+++ Data to process

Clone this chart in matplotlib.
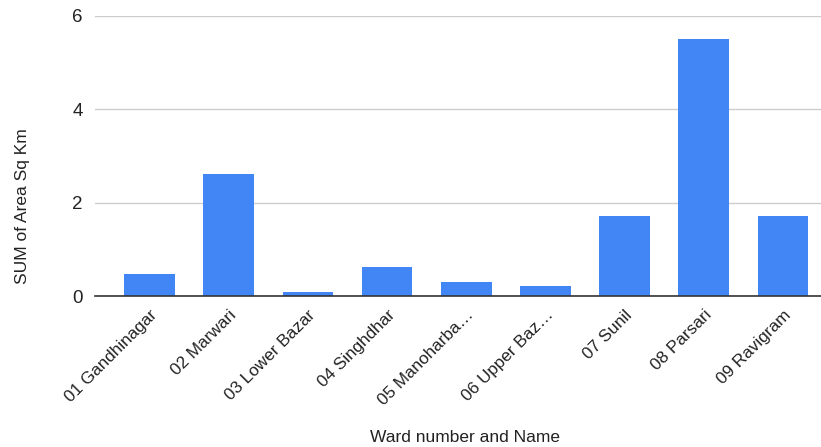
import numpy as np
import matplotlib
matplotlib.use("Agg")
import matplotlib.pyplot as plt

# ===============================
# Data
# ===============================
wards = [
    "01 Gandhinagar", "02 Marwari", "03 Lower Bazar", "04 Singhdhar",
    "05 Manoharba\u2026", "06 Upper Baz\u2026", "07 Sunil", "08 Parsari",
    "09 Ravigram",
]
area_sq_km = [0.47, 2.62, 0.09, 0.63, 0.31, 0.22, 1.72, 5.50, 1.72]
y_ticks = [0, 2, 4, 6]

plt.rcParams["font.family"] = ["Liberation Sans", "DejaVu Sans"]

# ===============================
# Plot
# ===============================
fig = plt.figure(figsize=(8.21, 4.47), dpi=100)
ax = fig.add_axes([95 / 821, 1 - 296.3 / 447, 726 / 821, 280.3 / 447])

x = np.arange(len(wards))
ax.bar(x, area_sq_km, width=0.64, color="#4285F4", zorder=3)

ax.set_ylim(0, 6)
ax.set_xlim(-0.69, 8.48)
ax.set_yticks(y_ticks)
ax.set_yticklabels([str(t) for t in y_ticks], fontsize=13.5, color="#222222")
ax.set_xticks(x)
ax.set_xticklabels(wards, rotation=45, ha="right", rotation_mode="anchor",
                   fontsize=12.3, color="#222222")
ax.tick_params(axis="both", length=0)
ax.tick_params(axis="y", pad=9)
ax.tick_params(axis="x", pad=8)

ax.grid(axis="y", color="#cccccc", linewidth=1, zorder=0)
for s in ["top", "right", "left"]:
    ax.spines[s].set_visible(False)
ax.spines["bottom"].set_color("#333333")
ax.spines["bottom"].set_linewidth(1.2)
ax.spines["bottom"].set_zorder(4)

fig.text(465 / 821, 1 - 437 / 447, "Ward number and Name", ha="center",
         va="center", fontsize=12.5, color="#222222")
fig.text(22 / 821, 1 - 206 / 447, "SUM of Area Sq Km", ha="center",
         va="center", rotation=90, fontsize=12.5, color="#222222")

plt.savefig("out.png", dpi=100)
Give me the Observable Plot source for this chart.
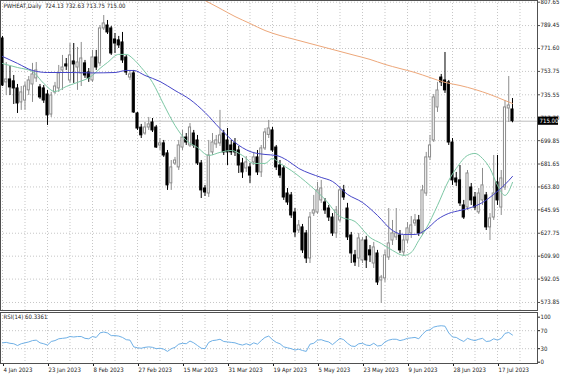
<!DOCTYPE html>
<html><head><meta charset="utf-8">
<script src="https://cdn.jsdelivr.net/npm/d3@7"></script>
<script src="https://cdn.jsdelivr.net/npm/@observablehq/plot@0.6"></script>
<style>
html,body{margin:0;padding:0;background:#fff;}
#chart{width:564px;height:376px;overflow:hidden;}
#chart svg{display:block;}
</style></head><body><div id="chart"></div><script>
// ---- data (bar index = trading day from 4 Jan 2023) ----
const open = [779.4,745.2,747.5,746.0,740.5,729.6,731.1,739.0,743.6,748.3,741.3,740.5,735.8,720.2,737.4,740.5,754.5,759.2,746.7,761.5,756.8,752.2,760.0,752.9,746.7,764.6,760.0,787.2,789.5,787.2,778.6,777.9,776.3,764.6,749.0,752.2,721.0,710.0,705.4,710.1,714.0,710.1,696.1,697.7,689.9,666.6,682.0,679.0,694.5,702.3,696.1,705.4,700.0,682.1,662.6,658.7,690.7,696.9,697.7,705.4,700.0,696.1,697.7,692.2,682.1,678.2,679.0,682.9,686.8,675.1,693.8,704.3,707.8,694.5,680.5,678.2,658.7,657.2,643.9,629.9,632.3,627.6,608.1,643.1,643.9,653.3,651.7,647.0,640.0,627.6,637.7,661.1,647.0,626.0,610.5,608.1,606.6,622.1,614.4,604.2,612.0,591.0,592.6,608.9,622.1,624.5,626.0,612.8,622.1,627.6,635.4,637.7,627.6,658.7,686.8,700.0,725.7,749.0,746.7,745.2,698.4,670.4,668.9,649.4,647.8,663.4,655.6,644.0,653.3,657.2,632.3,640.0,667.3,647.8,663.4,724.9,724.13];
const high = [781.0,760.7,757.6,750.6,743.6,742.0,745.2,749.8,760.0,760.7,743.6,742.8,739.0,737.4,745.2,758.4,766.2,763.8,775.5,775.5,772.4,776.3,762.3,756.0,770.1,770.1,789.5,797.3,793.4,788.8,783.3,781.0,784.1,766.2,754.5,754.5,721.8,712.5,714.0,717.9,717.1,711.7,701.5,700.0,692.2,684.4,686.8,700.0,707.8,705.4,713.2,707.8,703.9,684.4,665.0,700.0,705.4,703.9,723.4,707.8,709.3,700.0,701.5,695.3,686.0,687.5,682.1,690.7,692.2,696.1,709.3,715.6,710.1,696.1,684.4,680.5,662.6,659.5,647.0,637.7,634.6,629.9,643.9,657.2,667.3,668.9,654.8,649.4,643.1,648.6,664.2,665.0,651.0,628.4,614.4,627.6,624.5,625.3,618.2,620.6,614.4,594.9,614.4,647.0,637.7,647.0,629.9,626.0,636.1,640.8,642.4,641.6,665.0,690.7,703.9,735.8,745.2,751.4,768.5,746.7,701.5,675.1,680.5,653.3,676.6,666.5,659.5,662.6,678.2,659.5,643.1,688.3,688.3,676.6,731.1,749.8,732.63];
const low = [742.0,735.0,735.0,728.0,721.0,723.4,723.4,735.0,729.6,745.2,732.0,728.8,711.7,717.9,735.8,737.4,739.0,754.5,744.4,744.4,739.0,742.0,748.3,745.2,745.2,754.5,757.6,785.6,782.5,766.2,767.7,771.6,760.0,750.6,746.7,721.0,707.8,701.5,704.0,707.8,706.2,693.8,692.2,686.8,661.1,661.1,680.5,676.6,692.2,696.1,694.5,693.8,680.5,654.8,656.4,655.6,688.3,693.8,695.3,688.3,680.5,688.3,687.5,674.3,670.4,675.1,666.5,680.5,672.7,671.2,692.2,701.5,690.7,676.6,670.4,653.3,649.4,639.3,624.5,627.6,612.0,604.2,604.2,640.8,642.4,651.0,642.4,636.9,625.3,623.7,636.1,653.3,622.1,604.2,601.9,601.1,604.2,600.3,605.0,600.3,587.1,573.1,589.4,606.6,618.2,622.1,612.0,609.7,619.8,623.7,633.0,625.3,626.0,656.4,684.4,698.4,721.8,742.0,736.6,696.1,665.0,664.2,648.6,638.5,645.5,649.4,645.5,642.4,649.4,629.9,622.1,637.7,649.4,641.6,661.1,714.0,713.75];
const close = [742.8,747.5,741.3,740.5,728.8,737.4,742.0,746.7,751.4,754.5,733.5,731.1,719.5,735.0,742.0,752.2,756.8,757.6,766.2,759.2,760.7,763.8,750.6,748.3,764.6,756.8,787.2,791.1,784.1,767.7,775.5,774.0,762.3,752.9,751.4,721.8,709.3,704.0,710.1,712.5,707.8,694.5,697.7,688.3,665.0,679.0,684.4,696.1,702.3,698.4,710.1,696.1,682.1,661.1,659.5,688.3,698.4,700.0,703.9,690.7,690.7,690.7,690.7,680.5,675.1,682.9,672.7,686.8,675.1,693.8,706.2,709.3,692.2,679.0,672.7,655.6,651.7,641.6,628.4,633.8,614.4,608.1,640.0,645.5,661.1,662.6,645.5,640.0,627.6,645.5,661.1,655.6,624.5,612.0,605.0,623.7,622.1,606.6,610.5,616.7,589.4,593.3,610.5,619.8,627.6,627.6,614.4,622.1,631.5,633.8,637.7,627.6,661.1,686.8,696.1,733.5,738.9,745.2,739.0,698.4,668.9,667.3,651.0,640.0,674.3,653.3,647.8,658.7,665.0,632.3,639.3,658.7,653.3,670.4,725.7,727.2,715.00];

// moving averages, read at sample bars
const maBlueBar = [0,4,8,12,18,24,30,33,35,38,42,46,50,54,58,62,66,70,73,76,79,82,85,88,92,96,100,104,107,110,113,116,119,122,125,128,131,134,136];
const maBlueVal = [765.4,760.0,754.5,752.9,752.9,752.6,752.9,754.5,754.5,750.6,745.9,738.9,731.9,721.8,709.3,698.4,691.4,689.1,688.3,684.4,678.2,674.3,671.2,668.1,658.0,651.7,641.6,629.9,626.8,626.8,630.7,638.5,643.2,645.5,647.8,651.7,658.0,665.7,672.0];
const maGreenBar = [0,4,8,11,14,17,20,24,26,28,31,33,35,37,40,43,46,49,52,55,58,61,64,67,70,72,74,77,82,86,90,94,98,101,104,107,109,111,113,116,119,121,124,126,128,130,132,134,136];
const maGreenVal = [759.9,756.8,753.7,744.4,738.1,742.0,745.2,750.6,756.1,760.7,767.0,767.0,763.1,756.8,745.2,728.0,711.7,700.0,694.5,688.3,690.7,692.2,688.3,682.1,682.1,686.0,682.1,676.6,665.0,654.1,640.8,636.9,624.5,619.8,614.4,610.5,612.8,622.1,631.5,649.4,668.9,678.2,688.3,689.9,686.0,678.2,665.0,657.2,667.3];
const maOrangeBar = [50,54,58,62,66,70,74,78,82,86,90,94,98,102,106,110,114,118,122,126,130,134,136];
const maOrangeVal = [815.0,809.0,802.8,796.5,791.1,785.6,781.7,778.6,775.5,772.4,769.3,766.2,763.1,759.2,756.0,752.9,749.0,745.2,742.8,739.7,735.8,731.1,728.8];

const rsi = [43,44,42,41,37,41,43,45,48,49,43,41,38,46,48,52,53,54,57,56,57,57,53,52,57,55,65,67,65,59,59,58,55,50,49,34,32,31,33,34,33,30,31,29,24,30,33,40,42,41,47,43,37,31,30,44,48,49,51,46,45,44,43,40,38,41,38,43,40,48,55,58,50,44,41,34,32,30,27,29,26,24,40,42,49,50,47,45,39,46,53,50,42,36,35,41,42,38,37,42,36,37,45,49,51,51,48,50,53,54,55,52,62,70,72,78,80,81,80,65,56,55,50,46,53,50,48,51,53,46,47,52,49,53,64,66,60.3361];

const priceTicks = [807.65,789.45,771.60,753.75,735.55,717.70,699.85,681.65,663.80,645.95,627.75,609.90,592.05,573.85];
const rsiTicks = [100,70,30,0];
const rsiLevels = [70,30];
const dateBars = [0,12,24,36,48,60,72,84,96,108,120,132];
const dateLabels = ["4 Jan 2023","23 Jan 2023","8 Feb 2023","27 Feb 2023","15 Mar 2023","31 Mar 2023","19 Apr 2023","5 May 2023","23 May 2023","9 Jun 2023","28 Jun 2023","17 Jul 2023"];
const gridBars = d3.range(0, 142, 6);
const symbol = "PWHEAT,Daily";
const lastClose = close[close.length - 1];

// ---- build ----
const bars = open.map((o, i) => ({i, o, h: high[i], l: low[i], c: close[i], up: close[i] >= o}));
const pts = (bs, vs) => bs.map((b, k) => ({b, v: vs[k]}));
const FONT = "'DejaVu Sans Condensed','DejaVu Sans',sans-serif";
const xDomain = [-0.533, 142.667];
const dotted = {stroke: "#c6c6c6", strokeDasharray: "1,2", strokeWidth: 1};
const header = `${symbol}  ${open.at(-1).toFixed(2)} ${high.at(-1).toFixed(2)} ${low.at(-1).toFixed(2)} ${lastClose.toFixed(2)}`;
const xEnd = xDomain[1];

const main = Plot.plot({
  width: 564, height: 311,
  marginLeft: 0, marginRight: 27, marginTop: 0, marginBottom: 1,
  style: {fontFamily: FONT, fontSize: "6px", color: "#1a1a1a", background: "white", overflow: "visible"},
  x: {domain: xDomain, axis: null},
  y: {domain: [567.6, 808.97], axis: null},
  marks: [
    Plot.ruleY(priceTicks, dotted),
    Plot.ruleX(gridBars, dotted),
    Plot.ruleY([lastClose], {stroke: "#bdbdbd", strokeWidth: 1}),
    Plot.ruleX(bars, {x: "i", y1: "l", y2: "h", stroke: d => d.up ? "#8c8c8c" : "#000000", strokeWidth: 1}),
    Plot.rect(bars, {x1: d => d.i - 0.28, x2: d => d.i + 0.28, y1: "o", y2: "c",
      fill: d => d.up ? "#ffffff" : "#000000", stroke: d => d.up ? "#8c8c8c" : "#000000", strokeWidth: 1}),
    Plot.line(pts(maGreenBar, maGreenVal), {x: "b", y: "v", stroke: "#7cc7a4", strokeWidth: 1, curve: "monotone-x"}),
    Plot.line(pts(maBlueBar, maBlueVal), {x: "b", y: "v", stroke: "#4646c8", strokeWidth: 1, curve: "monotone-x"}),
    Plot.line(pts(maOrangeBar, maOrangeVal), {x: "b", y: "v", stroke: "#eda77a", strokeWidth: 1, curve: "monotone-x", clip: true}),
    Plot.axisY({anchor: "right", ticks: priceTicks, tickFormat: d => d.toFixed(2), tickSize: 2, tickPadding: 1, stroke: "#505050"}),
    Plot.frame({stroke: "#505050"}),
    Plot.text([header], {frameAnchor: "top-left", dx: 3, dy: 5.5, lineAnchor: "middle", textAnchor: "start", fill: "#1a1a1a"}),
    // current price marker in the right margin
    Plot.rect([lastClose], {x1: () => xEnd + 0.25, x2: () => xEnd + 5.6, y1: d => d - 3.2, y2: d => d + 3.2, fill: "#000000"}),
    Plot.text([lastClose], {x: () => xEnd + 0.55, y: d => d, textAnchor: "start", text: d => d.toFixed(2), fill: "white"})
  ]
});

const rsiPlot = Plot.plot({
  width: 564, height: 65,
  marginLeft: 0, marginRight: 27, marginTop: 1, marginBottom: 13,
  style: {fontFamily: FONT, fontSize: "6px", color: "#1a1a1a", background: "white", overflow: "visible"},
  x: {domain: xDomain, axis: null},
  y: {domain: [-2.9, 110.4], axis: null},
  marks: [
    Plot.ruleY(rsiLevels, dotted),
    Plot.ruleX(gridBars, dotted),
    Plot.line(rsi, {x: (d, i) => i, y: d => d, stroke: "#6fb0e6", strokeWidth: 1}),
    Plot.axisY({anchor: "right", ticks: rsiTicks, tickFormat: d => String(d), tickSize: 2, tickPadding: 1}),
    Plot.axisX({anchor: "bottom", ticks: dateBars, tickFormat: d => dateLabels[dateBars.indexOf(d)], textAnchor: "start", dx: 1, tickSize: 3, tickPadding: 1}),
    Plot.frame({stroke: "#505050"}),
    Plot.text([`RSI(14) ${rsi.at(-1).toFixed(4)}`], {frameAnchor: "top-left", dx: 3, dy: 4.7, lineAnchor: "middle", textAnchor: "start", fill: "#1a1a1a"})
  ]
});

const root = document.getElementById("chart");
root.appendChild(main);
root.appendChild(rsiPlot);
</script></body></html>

++++++
+++ Data to process

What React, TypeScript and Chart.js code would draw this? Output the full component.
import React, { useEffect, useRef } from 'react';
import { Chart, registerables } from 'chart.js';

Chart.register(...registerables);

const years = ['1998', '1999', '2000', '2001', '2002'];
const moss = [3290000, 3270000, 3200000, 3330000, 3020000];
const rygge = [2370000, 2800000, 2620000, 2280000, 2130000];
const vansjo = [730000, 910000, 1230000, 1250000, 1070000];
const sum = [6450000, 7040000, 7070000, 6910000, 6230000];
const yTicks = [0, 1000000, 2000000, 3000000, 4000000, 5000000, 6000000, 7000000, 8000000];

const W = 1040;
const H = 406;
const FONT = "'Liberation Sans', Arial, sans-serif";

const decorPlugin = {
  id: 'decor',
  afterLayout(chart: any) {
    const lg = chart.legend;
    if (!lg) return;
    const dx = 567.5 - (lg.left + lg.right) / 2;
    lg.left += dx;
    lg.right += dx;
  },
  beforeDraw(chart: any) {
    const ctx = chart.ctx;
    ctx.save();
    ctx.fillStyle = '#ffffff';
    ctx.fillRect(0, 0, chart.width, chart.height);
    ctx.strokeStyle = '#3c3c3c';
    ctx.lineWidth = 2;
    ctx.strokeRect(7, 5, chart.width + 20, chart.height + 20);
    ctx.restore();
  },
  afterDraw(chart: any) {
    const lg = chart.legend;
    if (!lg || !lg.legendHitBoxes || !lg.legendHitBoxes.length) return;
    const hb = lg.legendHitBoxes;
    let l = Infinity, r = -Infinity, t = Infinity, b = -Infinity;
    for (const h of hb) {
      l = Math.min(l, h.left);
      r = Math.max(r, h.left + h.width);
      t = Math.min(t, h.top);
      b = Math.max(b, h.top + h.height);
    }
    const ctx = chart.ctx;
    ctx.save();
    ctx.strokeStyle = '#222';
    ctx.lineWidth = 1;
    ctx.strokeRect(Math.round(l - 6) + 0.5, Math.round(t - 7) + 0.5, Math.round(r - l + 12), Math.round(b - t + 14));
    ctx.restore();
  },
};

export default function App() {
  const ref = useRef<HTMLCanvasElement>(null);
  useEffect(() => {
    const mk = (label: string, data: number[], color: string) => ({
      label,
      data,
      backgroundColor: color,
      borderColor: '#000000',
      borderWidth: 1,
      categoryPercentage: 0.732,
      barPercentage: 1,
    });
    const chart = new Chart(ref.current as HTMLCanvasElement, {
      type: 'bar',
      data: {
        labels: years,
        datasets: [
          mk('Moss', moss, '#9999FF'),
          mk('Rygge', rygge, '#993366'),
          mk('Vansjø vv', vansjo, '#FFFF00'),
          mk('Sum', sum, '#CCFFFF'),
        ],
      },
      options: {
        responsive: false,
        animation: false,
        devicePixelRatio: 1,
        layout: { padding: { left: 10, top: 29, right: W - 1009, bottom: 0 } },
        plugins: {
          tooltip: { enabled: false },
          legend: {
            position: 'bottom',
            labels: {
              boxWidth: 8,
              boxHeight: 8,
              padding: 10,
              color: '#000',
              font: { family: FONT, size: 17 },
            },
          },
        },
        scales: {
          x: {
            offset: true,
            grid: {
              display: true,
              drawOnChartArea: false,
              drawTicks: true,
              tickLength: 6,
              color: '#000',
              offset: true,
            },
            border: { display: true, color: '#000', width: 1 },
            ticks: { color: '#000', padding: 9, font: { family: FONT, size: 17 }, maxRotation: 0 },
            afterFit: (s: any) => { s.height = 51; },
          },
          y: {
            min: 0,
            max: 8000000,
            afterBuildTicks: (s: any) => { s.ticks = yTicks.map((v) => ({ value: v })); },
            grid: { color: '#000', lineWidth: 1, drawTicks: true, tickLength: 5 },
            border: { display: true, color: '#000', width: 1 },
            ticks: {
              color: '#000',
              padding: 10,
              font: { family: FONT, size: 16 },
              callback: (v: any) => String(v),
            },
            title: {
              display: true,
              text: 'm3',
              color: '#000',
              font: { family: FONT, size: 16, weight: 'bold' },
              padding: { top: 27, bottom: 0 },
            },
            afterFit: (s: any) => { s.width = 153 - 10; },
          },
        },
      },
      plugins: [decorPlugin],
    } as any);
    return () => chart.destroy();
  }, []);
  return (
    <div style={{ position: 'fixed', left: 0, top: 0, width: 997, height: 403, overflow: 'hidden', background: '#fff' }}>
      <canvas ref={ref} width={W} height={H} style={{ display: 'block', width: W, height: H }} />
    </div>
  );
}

++++++

How many lines in the listing above contain "this"? Answer with the number alone.

3